Crime and Punishment by Fyodor Dostoyevsky
My brother and I are still making our way through Crime and Punishment, with the hope of finishing it by the end of the year. I have got past the “crime” now and at the point where Raskolnikov is (once again) losing his mind. It’s a really excellent read this time around, but not exactly holiday cheer, so that’s one reason I haven’t been reading it as much as I ought to be.
The Sickness unto Death by Søren Kierkegaard
Yet another “second attempt book”… guess I was in the mood for those! I am determined to finish it this time. The Sickness unto Death is about despair and how the Christian faith both acknowledges and solves this universal problem. Well… that’s my idea of what the book’s about, anyway. 😆 On a scale of Fear and Trembling to The Concept of Anxiety, this book falls towards the latter end of difficulty, so I cannot recommend it as an starting point. I can’t pretend to understand everything dear old K. is talking about, but there are some gems here for the patient excavator.

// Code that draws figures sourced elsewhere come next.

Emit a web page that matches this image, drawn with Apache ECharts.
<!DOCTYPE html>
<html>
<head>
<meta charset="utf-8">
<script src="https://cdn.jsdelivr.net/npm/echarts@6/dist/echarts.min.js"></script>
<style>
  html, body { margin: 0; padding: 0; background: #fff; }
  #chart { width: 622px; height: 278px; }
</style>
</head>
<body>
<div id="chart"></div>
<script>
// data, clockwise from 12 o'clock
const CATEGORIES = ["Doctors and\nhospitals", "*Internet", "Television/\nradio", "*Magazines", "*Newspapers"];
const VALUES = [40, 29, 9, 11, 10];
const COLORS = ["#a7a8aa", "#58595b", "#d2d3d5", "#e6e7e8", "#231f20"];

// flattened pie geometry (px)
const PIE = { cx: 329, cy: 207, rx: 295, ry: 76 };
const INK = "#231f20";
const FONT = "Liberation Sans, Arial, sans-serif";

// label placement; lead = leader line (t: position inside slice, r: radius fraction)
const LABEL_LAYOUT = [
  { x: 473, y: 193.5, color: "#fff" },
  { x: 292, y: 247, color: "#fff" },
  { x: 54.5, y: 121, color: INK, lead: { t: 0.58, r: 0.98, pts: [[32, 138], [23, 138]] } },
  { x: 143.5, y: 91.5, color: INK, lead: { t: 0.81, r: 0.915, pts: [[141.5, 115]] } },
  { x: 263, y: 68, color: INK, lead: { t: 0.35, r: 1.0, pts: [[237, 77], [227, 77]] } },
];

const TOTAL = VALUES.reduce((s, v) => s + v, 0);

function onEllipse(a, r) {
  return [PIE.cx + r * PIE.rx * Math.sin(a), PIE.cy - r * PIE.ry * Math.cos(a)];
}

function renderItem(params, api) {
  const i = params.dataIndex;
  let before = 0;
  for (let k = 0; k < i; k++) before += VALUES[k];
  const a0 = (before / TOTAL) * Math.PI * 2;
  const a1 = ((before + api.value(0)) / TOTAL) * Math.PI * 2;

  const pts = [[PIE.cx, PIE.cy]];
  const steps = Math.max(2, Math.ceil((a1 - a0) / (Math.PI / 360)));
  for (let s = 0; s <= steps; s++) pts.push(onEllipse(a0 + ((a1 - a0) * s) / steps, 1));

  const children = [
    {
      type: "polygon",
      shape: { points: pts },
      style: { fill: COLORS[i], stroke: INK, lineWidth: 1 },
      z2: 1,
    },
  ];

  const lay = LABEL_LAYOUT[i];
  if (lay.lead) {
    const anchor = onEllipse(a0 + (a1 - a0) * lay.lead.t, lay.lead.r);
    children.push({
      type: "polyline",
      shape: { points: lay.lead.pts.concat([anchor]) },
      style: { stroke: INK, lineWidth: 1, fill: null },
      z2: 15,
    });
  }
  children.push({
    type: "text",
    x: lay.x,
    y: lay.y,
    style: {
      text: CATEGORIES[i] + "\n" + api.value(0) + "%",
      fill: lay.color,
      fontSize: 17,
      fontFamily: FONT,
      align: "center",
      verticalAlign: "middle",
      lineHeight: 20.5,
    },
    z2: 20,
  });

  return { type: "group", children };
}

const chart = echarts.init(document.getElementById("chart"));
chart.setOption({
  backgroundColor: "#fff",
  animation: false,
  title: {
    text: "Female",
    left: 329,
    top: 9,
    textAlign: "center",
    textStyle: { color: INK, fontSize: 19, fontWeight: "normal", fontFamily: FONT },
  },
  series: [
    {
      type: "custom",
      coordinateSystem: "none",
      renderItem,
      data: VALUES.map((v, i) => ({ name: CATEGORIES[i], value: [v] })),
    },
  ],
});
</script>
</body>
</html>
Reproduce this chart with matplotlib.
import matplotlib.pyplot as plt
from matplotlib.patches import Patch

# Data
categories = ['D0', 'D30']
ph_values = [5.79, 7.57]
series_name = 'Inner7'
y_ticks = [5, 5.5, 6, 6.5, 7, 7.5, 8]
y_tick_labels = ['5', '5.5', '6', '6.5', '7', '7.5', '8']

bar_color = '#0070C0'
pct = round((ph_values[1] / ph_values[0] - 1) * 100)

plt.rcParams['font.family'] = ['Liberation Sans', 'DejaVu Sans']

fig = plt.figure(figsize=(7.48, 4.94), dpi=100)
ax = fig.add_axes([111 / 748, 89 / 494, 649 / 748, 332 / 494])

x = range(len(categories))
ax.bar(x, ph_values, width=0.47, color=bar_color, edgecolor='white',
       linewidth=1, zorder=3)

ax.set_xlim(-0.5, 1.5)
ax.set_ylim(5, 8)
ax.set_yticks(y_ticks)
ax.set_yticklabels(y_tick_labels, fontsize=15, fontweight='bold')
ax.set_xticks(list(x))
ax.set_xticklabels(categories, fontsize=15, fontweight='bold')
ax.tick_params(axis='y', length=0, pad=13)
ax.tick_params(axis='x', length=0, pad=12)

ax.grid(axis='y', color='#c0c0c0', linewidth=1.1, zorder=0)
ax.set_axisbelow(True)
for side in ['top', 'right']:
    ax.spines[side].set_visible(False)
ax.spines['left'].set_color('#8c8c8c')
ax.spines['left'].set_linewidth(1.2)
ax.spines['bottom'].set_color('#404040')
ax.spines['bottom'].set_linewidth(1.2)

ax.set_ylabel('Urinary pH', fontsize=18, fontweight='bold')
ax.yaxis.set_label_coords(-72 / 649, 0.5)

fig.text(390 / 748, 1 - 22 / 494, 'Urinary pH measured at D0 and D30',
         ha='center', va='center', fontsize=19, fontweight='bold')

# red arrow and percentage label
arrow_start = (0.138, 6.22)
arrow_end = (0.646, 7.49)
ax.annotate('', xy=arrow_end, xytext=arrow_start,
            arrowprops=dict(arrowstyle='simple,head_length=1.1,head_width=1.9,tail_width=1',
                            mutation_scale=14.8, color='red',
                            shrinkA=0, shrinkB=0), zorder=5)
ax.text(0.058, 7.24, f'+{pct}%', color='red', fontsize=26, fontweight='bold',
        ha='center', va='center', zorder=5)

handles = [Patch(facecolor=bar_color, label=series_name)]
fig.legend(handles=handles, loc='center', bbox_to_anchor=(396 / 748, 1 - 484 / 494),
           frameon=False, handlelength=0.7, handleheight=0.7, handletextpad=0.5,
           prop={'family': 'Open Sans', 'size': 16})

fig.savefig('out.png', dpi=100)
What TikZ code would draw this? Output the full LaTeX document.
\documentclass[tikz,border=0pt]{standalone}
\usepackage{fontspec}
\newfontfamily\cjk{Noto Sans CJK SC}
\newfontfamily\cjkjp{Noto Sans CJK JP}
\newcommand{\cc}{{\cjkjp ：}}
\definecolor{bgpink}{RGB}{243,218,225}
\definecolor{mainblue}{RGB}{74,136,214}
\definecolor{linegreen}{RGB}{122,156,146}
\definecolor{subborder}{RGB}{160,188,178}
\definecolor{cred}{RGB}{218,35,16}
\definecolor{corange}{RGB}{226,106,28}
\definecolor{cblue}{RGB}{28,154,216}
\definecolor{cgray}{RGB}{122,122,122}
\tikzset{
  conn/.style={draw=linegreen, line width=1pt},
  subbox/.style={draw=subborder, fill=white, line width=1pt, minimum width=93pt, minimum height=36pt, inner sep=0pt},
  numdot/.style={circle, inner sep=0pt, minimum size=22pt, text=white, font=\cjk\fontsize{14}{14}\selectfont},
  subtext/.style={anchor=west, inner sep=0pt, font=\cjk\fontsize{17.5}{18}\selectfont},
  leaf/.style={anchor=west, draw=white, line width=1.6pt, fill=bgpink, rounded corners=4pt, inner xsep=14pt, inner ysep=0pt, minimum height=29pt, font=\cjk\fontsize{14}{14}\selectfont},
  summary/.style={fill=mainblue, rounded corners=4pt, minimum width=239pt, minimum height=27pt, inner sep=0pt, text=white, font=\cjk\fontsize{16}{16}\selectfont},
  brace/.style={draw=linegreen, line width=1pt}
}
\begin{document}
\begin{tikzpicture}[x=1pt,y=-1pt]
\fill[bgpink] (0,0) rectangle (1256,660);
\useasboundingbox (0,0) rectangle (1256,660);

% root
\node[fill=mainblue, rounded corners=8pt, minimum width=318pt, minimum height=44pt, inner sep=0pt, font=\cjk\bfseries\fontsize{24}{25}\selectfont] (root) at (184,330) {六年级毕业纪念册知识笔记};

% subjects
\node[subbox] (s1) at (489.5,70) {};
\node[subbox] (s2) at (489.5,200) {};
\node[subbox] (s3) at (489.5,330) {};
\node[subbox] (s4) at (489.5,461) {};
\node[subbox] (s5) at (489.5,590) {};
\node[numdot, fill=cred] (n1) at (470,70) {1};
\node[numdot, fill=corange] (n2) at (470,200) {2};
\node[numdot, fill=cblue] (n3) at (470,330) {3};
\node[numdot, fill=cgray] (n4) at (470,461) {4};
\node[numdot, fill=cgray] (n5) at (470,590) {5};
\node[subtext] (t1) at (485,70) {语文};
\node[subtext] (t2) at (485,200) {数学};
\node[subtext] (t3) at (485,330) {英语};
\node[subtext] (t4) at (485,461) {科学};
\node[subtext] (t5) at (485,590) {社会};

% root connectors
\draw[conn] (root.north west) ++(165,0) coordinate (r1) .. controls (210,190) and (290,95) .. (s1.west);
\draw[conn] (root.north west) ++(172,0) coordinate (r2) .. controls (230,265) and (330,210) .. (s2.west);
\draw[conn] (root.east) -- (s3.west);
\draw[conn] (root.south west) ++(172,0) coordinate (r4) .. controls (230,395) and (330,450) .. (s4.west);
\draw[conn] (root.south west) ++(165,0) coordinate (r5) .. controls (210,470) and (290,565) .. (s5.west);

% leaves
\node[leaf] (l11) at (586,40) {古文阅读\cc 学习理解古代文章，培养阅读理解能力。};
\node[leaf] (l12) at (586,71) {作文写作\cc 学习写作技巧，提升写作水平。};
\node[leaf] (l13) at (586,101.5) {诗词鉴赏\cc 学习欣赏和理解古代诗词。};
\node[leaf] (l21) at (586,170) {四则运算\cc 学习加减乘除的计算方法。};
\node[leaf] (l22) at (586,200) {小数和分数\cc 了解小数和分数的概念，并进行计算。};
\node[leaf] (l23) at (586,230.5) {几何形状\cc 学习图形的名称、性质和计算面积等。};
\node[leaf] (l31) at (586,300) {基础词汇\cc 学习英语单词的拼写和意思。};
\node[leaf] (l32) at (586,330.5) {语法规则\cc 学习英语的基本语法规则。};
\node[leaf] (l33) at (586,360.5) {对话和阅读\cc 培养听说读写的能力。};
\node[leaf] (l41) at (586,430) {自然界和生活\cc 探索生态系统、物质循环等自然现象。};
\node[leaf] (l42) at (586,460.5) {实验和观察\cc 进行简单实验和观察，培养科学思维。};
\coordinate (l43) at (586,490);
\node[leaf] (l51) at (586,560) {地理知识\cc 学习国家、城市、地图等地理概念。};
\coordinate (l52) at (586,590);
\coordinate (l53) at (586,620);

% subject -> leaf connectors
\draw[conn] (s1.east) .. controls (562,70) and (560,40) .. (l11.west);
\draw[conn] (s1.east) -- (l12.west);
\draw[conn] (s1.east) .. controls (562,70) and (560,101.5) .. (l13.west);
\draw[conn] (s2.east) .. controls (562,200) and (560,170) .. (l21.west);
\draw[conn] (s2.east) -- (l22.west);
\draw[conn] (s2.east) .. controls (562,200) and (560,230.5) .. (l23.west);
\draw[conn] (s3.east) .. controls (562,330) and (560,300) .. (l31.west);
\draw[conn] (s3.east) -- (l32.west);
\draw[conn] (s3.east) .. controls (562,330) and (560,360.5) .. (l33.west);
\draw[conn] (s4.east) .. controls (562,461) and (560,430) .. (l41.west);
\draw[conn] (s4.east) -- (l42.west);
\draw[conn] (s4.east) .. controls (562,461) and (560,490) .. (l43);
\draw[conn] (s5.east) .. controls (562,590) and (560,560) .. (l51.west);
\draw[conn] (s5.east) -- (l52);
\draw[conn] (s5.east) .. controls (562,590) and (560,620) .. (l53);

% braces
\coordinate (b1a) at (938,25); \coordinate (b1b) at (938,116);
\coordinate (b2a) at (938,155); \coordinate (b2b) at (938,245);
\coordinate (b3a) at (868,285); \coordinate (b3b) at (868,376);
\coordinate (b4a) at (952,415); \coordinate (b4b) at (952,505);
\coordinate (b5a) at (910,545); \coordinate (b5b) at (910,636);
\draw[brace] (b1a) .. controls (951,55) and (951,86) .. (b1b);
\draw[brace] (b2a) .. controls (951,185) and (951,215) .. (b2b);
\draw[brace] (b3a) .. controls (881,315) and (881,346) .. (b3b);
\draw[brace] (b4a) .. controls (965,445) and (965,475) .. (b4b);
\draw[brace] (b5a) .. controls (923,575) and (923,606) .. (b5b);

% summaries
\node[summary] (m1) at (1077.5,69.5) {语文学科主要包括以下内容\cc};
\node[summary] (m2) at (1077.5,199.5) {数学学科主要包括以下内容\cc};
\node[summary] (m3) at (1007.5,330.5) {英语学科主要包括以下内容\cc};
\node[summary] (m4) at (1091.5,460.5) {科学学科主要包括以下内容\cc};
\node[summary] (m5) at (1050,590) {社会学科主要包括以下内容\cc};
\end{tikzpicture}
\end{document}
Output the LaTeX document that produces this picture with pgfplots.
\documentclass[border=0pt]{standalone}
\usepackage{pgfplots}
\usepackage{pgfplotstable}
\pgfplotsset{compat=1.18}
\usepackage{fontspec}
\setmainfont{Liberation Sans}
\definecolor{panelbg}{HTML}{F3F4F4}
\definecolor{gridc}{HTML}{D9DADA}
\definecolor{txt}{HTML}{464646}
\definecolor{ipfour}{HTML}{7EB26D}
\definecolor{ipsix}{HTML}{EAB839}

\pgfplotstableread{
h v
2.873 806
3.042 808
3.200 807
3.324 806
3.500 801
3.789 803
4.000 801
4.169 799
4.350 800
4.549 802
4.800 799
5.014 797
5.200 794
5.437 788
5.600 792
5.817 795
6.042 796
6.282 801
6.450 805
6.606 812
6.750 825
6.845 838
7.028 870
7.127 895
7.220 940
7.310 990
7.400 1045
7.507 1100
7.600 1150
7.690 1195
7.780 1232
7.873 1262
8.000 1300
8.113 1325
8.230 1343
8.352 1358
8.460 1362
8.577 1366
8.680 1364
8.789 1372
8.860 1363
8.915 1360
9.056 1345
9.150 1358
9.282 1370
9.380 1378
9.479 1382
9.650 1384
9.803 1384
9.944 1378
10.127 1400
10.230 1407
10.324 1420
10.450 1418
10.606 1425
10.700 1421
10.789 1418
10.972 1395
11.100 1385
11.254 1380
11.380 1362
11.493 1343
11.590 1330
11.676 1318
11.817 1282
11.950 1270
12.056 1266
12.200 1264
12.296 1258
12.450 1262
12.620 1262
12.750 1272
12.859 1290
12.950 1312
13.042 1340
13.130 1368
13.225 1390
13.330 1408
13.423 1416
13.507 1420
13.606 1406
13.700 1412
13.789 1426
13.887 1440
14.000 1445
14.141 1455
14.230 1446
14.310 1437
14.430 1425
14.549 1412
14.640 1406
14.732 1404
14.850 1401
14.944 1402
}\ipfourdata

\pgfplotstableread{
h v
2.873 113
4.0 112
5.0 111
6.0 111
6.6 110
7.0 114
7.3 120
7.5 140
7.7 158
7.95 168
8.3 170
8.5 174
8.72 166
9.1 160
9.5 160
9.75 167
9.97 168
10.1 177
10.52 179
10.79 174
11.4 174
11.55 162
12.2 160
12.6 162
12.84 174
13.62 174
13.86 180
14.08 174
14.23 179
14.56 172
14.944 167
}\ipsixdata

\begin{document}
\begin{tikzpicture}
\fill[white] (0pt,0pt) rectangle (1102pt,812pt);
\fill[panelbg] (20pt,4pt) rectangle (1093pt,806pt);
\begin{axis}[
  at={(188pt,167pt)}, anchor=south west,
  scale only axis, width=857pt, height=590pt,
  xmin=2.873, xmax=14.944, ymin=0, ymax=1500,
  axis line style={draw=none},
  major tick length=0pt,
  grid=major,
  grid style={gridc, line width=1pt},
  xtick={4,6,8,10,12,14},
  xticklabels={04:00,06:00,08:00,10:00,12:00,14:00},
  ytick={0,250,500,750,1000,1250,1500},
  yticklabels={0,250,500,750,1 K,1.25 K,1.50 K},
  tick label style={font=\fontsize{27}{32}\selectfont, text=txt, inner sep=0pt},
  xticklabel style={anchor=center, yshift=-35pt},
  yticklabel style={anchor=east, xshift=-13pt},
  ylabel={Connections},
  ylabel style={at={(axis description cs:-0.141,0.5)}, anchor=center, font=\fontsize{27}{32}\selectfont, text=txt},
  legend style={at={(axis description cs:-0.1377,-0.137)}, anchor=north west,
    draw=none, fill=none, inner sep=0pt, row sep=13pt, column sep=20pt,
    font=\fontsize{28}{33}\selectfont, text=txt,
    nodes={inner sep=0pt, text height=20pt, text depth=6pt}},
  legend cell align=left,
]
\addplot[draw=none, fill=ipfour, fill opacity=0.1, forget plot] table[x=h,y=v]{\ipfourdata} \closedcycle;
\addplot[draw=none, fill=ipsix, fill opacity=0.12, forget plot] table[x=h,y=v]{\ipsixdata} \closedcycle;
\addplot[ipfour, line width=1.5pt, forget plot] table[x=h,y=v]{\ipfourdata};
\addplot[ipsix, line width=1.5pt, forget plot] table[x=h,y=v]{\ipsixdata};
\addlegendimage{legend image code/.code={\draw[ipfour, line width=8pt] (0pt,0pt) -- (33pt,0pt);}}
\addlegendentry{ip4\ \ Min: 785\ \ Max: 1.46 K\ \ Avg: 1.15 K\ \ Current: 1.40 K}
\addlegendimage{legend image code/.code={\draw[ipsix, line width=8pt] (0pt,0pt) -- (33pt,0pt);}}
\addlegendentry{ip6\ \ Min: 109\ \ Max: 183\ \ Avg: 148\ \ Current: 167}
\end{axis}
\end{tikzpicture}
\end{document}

The Passion According to G.H. by Clarice Lispector
Picked this up yesterday to read for Brazil in the Reading the World Challenge (I really ought to create a page for this!). The religious-sounding title instilled in me some uncertainty, but the concept—a kind of variation on Kafka’s The Metamorphosis—was definitely intriguing.
I’m at 10% now and I really don’t know how I’m going to feel about it. I can’t decide whether I love it or hate it. 😆 The opening (and the whole book, as I gather), is one long internal monologue, vaguely reminiscent of Steppenwolf. She speaks very obscurely and through metaphors, and at times you don’t really know if she’s in her right mind, but I could empathize with what she was talking about regarding personal identity, so that’s something. Here’s a few quotes that already arrested my attention:
Maybe disappointment is the fear of no longer belonging to a system . . . What I used to be, was no good for me. But it was from that not-good that I’d organized the best thing of all: hope.
Holding someone’s hand was always my idea of joy.
Will speaking to you scare you and make me lose you? but if I don’t speak I’ll be lost, and in losing myself lose you.
I’ll have much more to say about this book, that’s for sure.